A Red Cross Hero’s Words: ‘I Am My Best Self in Situations Like These’

A Red Cross Hero’s Words: 'I Am My Best Self in Situations Like These' (Claire Liszkay)

In 2005, Claire Liszkay went on a trip to Nicaragua and what was originally a personal mission to learn Spanish turned into a life-changing experience. Liszkay watched workers at a local hospital strike over a lack of resources and funds. “I saw the disparity between folks who have and folks who don’t have. I had never considered healthcare as a profession until this moment. I applied to nursing school from Nicaragua,” says Liszkay.

Now a nurse at Northwestern Memorial Hospital, Liszkay has volunteered to support disaster relief efforts near and far with life-saving medical care at every opportunity and at times sacrifices her own safety in order to help.

As a nurse at Rush Rehabilitation Center in 2010, she traveled to Haiti to support earthquake relief through Rush University’s Global Health program. Liszkay and her team provided medical care, prescription services, and rehydration treatment. They also established multiple clinics that resulted in a permanent, self-sustaining clinic now run by the local community with continued support from Rush University. “That was when I began to understand, in real life, what disaster response looks like,” says Liszkay. Since then, she has visited the island nine times to be part of the continuity of care. Working in Haiti was only the beginning of Liszkay’s passion for medical disaster response.

In Liszkay’s current role at Northwestern Memorial Hospital, she was the first nurse to volunteer to care for patients coming into the hospital with Ebola symptoms. Later, Liszkay went on to spend six weeks in the epicenter of the Ebola crisis, Sierra Leone. There, she provided care to those who had potentially contracted the virus.

“I knew when the epidemic happened that I would get myself there,” says Liszkay. “I felt a calling. I would have had to talk myself out of going.”

In Sierra Leone, she worked at a holding center created to care for people with Ebola symptoms. The holding center comprised little more than a collection of tents, tarps, cots, and a generator. It was staffed by a couple dozen people from across the globe. Upon returning to the U.S., Liszkay was quarantined for three weeks to ensure she had not contracted the virus.

Liszkay is committed to providing medical care to those who need it most, both abroad and at home. She knows that you don’t have to go far to find healthcare disparity. In 2016 and 2017, Liszkay provided medical care in Missouri’s rural Mississippi Riverbank, where there’s a chronic lack of access to care. Last year, she was part of a medical team supporting those affected by Hurricane Irma in Big Pine Key, Florida. Liszkay also traveled to Houston to assist primary care clinics with the increased patient loads after Hurricane Harvey displaced a large portion of the local population.
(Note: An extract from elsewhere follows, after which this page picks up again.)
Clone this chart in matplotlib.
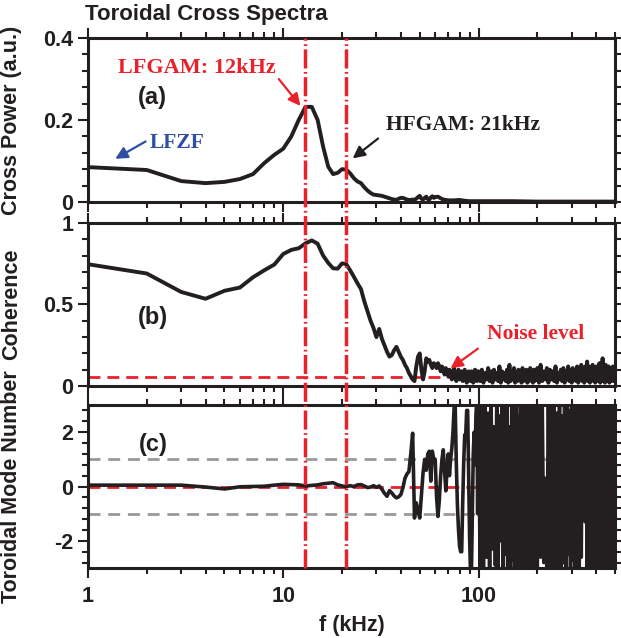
import numpy as np
import matplotlib
matplotlib.use("Agg")
import matplotlib.pyplot as plt
import matplotlib.ticker as ticker
import matplotlib.transforms as mtransforms
from matplotlib.lines import Line2D

plt.rcParams["font.family"] = ["Liberation Sans", "DejaVu Sans"]
plt.rcParams["font.weight"] = "bold"
plt.rcParams["axes.unicode_minus"] = False

# ---- cross power, panel (a)
f_power = [1, 2, 3, 4, 5, 6, 7, 8, 9, 10, 11, 12, 13, 14, 15, 16, 17, 18, 19, 20,
           21, 22, 23, 24, 25, 26, 27, 28, 29, 30, 31, 32, 33, 34, 35, 36, 37, 38, 39, 40,
           41, 42, 43, 44, 45, 46, 47, 48, 49, 50, 51, 52, 53, 54, 55, 56, 57, 58, 59, 60,
           62, 64, 66, 68, 70, 75, 80, 85, 90, 100, 150, 200, 300, 400, 500]
cross_power = [0.085, 0.078, 0.051, 0.046, 0.049, 0.056, 0.068, 0.095, 0.115, 0.130,
               0.160, 0.200, 0.232, 0.232, 0.200, 0.135, 0.086, 0.068, 0.071, 0.080,
               0.079, 0.070, 0.058, 0.050, 0.046, 0.036, 0.028, 0.022, 0.018, 0.017,
               0.016, 0.015, 0.013, 0.011, 0.009, 0.007, 0.006, 0.005, 0.008, 0.010,
               0.010, 0.008, 0.006, 0.005, 0.005, 0.006, 0.005, 0.008, 0.012, 0.015,
               0.008, 0.006, 0.010, 0.013, 0.007, 0.006, 0.011, 0.014, 0.010, 0.012,
               0.013, 0.009, 0.006, 0.005, 0.004, 0.004, 0.005, 0.003, 0.002, 0.002,
               0.002, 0.001, 0.001, 0.001, 0.001]

# ---- shared frequency grid for coherence and mode number (kHz)
freq = np.concatenate([np.arange(1, 100), np.arange(100, 200, 2), np.arange(200, 501, 4)])

coherence = [
    0.747, 0.690, 0.577, 0.535, 0.584, 0.604, 0.667, 0.710, 0.745, 0.810,
    0.835, 0.845, 0.875, 0.893, 0.873, 0.800, 0.755, 0.722, 0.720, 0.752,
    0.748, 0.710, 0.670, 0.630, 0.595, 0.520, 0.460, 0.400, 0.355, 0.300,
    0.350, 0.290, 0.250, 0.210, 0.180, 0.190, 0.220, 0.240, 0.210, 0.180,
    0.160, 0.130, 0.110, 0.080, 0.060, 0.040, 0.030, 0.120, 0.180, 0.200,
    0.100, 0.040, 0.090, 0.170, 0.150, 0.160, 0.130, 0.110, 0.140,
    # 60 - 99 kHz
    0.13, 0.11, 0.14, 0.12, 0.09, 0.12, 0.10, 0.07, 0.11, 0.09,
    0.06, 0.10, 0.08, 0.04, 0.09, 0.11, 0.05, 0.03, 0.08, 0.10,
    0.04, 0.07, 0.09, 0.03, 0.05, 0.10, 0.06, 0.02, 0.08, 0.09,
    0.04, 0.03, 0.09, 0.06, 0.02, 0.08, 0.10, 0.04, 0.03, 0.09,
    # 100 - 198 kHz
    0.09, 0.03, 0.10, 0.02, 0.08, 0.04, 0.11, 0.03, 0.09, 0.02,
    0.10, 0.04, 0.08, 0.03, 0.12, 0.02, 0.09, 0.04, 0.08, 0.03,
    0.10, 0.02, 0.13, 0.03, 0.09, 0.04, 0.11, 0.02, 0.08, 0.03,
    0.10, 0.04, 0.09, 0.02, 0.11, 0.03, 0.08, 0.04, 0.10, 0.02,
    0.09, 0.03, 0.11, 0.04, 0.08, 0.02, 0.10, 0.03, 0.09, 0.04,
    # 200 - 500 kHz
    0.11, 0.02, 0.13, 0.03, 0.09, 0.04, 0.11, 0.02, 0.10, 0.04,
    0.09, 0.03, 0.12, 0.02, 0.08, 0.04, 0.10, 0.03, 0.11, 0.02,
    0.09, 0.04, 0.12, 0.03, 0.10, 0.02, 0.11, 0.04, 0.09, 0.03,
    0.12, 0.02, 0.10, 0.04, 0.13, 0.03, 0.11, 0.02, 0.12, 0.04,
    0.15, 0.03, 0.12, 0.02, 0.09, 0.04, 0.13, 0.03, 0.11, 0.02,
    0.12, 0.04, 0.10, 0.03, 0.14, 0.02, 0.12, 0.03, 0.17, 0.04,
    0.12, 0.02, 0.13, 0.03, 0.10, 0.04, 0.12, 0.02, 0.09, 0.03,
    0.11, 0.04, 0.12, 0.03, 0.10, 0.05]

mode_number = [
    0.05, 0.05, 0.05, -0.02, -0.09, -0.01, 0.00, 0.01, 0.05, 0.08,
    0.07, 0.06, 0.02, 0.04, 0.06, 0.10, 0.12, 0.14, 0.06, 0.02,
    -0.01, 0.03, 0.00, 0.06, 0.07, 0.02, -0.04, -0.02, 0.03, -0.03,
    0.02, -0.10, -0.25, -0.36, -0.15, -0.24, -0.35, -0.42, -0.38, -0.30,
    -0.05, 0.30, 0.46, 0.55, 1.20, 1.96, -1.16, -0.60, -0.90, -1.16,
    -0.30, 0.50, 1.00, 0.60, 1.20, 1.30, 0.20, 1.30, 1.00,
    # 60 - 99 kHz
    1.0, -0.4, -1.1, -0.5, 0.4, 1.0, 1.35, 0.6, -0.16, 0.6,
    1.2, 0.4, 1.0, 1.4, 2.0, 2.9, 2.9, 0.8, -0.7, -1.6,
    -2.2, -2.4, -2.4, -0.6, 0.9, 1.9, 1.9, 2.8, 2.8, 0.5,
    -1.8, -3.2, -3.2, -1.0, 1.2, 2.0, 0.8, 2.6, 3.2, -1.0,
    # 100 - 198 kHz
    3.2, -3.2, 2.9, -3.0, 3.2, -2.6, 2.7, -3.2, 3.1, -2.3,
    2.2, -2.9, 3.2, -3.1, 2.6, -2.0, 3.2, -3.2, 2.9, -2.5,
    3.1, -3.0, 2.2, -3.2, 3.2, -2.7, 2.8, -3.1, 3.2, -2.9,
    2.6, -3.2, 3.0, -2.1, 3.2, -3.1, 2.9, -2.6, 3.1, -3.2,
    2.8, -2.9, 3.2, -3.0, 2.7, -3.2, 3.1, -2.8, 3.2, -3.1,
    # 200 - 500 kHz
    -3.2, 3.0, -2.6, 3.2, -2.8, 0.3, -3.0, 3.1, -3.2, 2.9,
    -2.9, 3.2, -3.1, 2.7, -2.9, 3.2, -3.2, 2.6, -2.8, 3.0,
    -3.2, 3.2, -2.5, 2.8, -3.0, 3.2, -2.7, 3.1, -3.2, 2.6,
    -2.9, 3.2, -3.1, 2.9, -2.6, 3.2, -1.0, 2.8, -1.3, 3.1,
    -3.2, 2.9, -2.8, 3.2, -3.0, 2.7, -3.2, 3.1, -2.6, 3.2,
    -2.9, 2.8, -3.2, 3.0, -2.7, 3.2, -3.1, 2.6, -3.2, 3.1,
    -2.8, 3.2, -2.9, 2.7, -3.2, 3.0, -3.0, 3.2, -2.7, 2.8,
    -3.2, 3.1, -2.9, 3.2, -3.1, 2.9]

assert len(coherence) == len(freq) and len(mode_number) == len(freq)

lfgam_khz = 13
hfgam_khz = 21
noise_level = 0.055

RED = "#e8212b"
BLUE = "#2f4fa3"
INK = "#231f20"
serif = ["Liberation Serif", "DejaVu Serif"]

fig = plt.figure(figsize=(6.21, 6.38), dpi=100)
left, width = 0.1417, 0.8486
ax_a = fig.add_axes([left, 0.6834, width, 0.2571])
ax_b = fig.add_axes([left, 0.3950, width, 0.2555])
ax_c = fig.add_axes([left, 0.1097, width, 0.2555])

for ax in (ax_a, ax_b, ax_c):
    ax.set_xscale("log")
    ax.set_xlim(1, 500)
    for sp in ax.spines.values():
        sp.set_linewidth(2.2)
        sp.set_color(INK)
    ax.tick_params(which="both", direction="out", top=True, right=True,
                   width=1.5, labelsize=15.5, color=INK, labelcolor=INK)
    ax.tick_params(which="major", length=7)
    ax.tick_params(which="minor", length=4)
    ax.tick_params(axis="x", which="major", pad=6)
    ax.xaxis.set_major_formatter(ticker.FuncFormatter(lambda v, p: f"{v:g}"))
    ax.xaxis.set_minor_formatter(ticker.NullFormatter())
    ax.yaxis.set_major_formatter(ticker.FuncFormatter(lambda v, p: f"{v:g}"))
    ax.yaxis.set_label_coords(-0.125, 0.5)

for ax in (ax_a, ax_b):
    ax.tick_params(axis="x", labelbottom=False)

# (a) cross power
ax_a.plot(f_power, cross_power, color=INK, lw=2.8)
ax_a.set_ylim(0, 0.4)
ax_a.yaxis.set_major_locator(ticker.MultipleLocator(0.2))
ax_a.yaxis.set_minor_locator(ticker.MultipleLocator(0.04))
ax_a.set_ylabel("Cross Power (a.u.)", fontsize=15.5, fontweight="bold", color=INK)
ax_a.text(0.123, 0.64, "(a)", transform=ax_a.transAxes, fontsize=17,
          ha="center", va="center", color=INK)

ax_a.text(2.86, 0.144, "LFZF", color=BLUE, fontsize=15.5, family=serif,
          fontweight="bold", ha="center", va="center")
ax_a.annotate("", xy=(1.34, 0.102), xytext=(2.03, 0.151),
              arrowprops=dict(arrowstyle="-|>", color=BLUE, lw=1.6, mutation_scale=18))
ax_a.text(3.62, 0.327, "LFGAM: 12kHz", color=RED, fontsize=16, family=serif,
          fontweight="bold", ha="center", va="center")
ax_a.annotate("", xy=(12.5, 0.229), xytext=(9.3, 0.305),
              arrowprops=dict(arrowstyle="-|>", color=RED, lw=1.6, mutation_scale=18))
ax_a.text(83, 0.188, "HFGAM: 21kHz", color=INK, fontsize=15.5, family=serif,
          fontweight="bold", ha="center", va="center")
ax_a.annotate("", xy=(22.1, 0.102), xytext=(31.4, 0.159),
              arrowprops=dict(arrowstyle="-|>", color=INK, lw=1.6, mutation_scale=18))

# (b) coherence
ax_b.axhline(noise_level, color=RED, lw=2, dashes=(4.3, 2.5), zorder=1)
ax_b.plot(freq, coherence, color=INK, lw=2.8, zorder=2)
ax_b.set_ylim(0, 1)
ax_b.yaxis.set_major_locator(ticker.MultipleLocator(0.5))
ax_b.yaxis.set_minor_locator(ticker.MultipleLocator(0.1))
ax_b.set_ylabel("Coherence", fontsize=15.5, fontweight="bold", color=INK)
ax_b.text(0.123, 0.423, "(b)", transform=ax_b.transAxes, fontsize=17,
          ha="center", va="center", color=INK)
ax_b.text(196, 0.318, "Noise level", color=RED, fontsize=15.5, family=serif,
          fontweight="bold", ha="center", va="center")
ax_b.annotate("", xy=(70, 0.098), xytext=(102, 0.239),
              arrowprops=dict(arrowstyle="-|>", color=RED, lw=1.6, mutation_scale=18))

# (c) toroidal mode number
for lvl in (1, -1):
    ax_c.axhline(lvl, color="#999999", lw=2, dashes=(4.3, 2.8), zorder=1)
ax_c.axhline(0, color=RED, lw=2, dashes=(4.3, 2.5), zorder=1)
ax_c.plot(freq, mode_number, color=INK, lw=2.6, zorder=2)
ax_c.set_ylim(-3, 3)
ax_c.yaxis.set_major_locator(ticker.MultipleLocator(2))
ax_c.yaxis.set_minor_locator(ticker.MultipleLocator(0.4))
ax_c.set_ylabel("Toroidal Mode Number", fontsize=15.5, fontweight="bold", color=INK)
ax_c.set_xlabel("f (kHz)", fontsize=15.5, fontweight="bold", labelpad=6, color=INK)
ax_c.text(0.123, 0.76, "(c)", transform=ax_c.transAxes, fontsize=17,
          ha="center", va="center", color=INK)

# GAM frequency markers running through all three panels
trans = mtransforms.blended_transform_factory(ax_c.transData, fig.transFigure)
y_bot = 0.1097
y_top = 0.6834 + 0.2571
for fk in (lfgam_khz, hfgam_khz):
    fig.add_artist(Line2D([fk, fk], [y_bot, y_top], transform=trans, color=RED,
                          lw=2.5, dashes=(5.5, 1.0, 0.5, 1.0)))

fig.text(0.137, 0.977, "Toroidal Cross Spectra", fontsize=16, fontweight="bold",
         ha="left", va="center", color=INK)

fig.savefig("out.png", dpi=100)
She reflects on her commitment to disaster relief by saying, “I think I am my best self in situations like these — my best self and my best nurse.”

 

The Disaster Services Award is presented to an individual(s) who has exhibited heroic efforts in any or all of the areas of disaster services, including preparedness, response or recovery during a natural disaster or emergency situation, or has made an ongoing commitment to a community that experienced a disaster in response to an identified need.